** Begin Raw data **
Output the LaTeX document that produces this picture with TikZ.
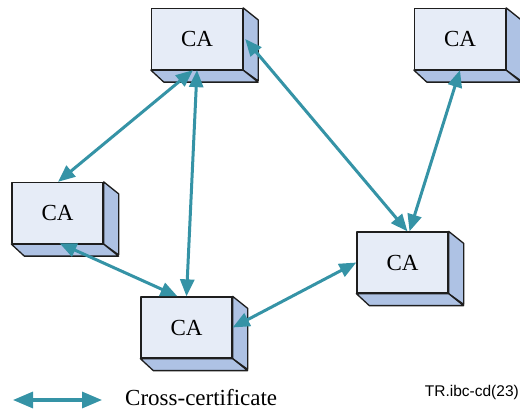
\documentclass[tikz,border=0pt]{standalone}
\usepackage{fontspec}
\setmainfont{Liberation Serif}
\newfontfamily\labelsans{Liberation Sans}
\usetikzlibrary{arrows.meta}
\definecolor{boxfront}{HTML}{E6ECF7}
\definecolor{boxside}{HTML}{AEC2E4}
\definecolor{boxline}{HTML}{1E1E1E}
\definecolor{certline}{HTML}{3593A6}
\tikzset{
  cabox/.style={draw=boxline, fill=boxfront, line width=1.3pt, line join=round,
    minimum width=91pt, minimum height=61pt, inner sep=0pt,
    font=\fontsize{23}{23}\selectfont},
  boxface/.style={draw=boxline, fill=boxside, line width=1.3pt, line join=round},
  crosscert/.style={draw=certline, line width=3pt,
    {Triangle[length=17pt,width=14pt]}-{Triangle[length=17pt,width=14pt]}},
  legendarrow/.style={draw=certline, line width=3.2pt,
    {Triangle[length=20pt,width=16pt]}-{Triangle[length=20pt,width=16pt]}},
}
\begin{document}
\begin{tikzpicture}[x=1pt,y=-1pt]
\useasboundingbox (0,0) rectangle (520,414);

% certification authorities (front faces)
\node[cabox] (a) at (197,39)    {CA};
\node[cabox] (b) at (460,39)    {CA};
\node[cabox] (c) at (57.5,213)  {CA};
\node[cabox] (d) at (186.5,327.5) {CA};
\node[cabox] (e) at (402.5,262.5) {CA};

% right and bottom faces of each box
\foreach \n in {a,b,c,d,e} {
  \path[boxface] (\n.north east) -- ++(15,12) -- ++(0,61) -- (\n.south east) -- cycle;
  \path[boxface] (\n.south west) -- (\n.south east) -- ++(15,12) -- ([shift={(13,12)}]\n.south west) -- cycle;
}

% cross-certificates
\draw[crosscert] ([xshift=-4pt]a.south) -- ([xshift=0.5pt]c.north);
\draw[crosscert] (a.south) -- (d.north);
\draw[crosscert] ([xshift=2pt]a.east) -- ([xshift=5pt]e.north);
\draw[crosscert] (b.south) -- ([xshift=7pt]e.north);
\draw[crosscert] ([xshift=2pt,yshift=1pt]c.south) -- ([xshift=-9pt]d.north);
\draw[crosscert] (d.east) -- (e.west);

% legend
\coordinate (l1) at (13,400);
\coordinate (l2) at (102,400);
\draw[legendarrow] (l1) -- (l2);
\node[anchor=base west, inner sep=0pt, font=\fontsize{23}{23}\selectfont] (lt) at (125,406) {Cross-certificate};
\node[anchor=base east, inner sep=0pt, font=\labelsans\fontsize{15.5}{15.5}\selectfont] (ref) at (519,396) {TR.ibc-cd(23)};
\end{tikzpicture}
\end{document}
** End Raw data **
# [Given task]
Transcribe the whole listing exactly. Pictures stay out of your copy.

# [Completed task]
Output the LaTeX document that produces this picture with TikZ.
\documentclass[tikz,border=0pt]{standalone}
\usepackage{fontspec}
\setmainfont{Liberation Serif}
\newfontfamily\labelsans{Liberation Sans}
\usetikzlibrary{arrows.meta}
\definecolor{boxfront}{HTML}{E6ECF7}
\definecolor{boxside}{HTML}{AEC2E4}
\definecolor{boxline}{HTML}{1E1E1E}
\definecolor{certline}{HTML}{3593A6}
\tikzset{
  cabox/.style={draw=boxline, fill=boxfront, line width=1.3pt, line join=round,
    minimum width=91pt, minimum height=61pt, inner sep=0pt,
    font=\fontsize{23}{23}\selectfont},
  boxface/.style={draw=boxline, fill=boxside, line width=1.3pt, line join=round},
  crosscert/.style={draw=certline, line width=3pt,
    {Triangle[length=17pt,width=14pt]}-{Triangle[length=17pt,width=14pt]}},
  legendarrow/.style={draw=certline, line width=3.2pt,
    {Triangle[length=20pt,width=16pt]}-{Triangle[length=20pt,width=16pt]}},
}
\begin{document}
\begin{tikzpicture}[x=1pt,y=-1pt]
\useasboundingbox (0,0) rectangle (520,414);

% certification authorities (front faces)
\node[cabox] (a) at (197,39)    {CA};
\node[cabox] (b) at (460,39)    {CA};
\node[cabox] (c) at (57.5,213)  {CA};
\node[cabox] (d) at (186.5,327.5) {CA};
\node[cabox] (e) at (402.5,262.5) {CA};

% right and bottom faces of each box
\foreach \n in {a,b,c,d,e} {
  \path[boxface] (\n.north east) -- ++(15,12) -- ++(0,61) -- (\n.south east) -- cycle;
  \path[boxface] (\n.south west) -- (\n.south east) -- ++(15,12) -- ([shift={(13,12)}]\n.south west) -- cycle;
}

% cross-certificates
\draw[crosscert] ([xshift=-4pt]a.south) -- ([xshift=0.5pt]c.north);
\draw[crosscert] (a.south) -- (d.north);
\draw[crosscert] ([xshift=2pt]a.east) -- ([xshift=5pt]e.north);
\draw[crosscert] (b.south) -- ([xshift=7pt]e.north);
\draw[crosscert] ([xshift=2pt,yshift=1pt]c.south) -- ([xshift=-9pt]d.north);
\draw[crosscert] (d.east) -- (e.west);

% legend
\coordinate (l1) at (13,400);
\coordinate (l2) at (102,400);
\draw[legendarrow] (l1) -- (l2);
\node[anchor=base west, inner sep=0pt, font=\fontsize{23}{23}\selectfont] (lt) at (125,406) {Cross-certificate};
\node[anchor=base east, inner sep=0pt, font=\labelsans\fontsize{15.5}{15.5}\selectfont] (ref) at (519,396) {TR.ibc-cd(23)};
\end{tikzpicture}
\end{document}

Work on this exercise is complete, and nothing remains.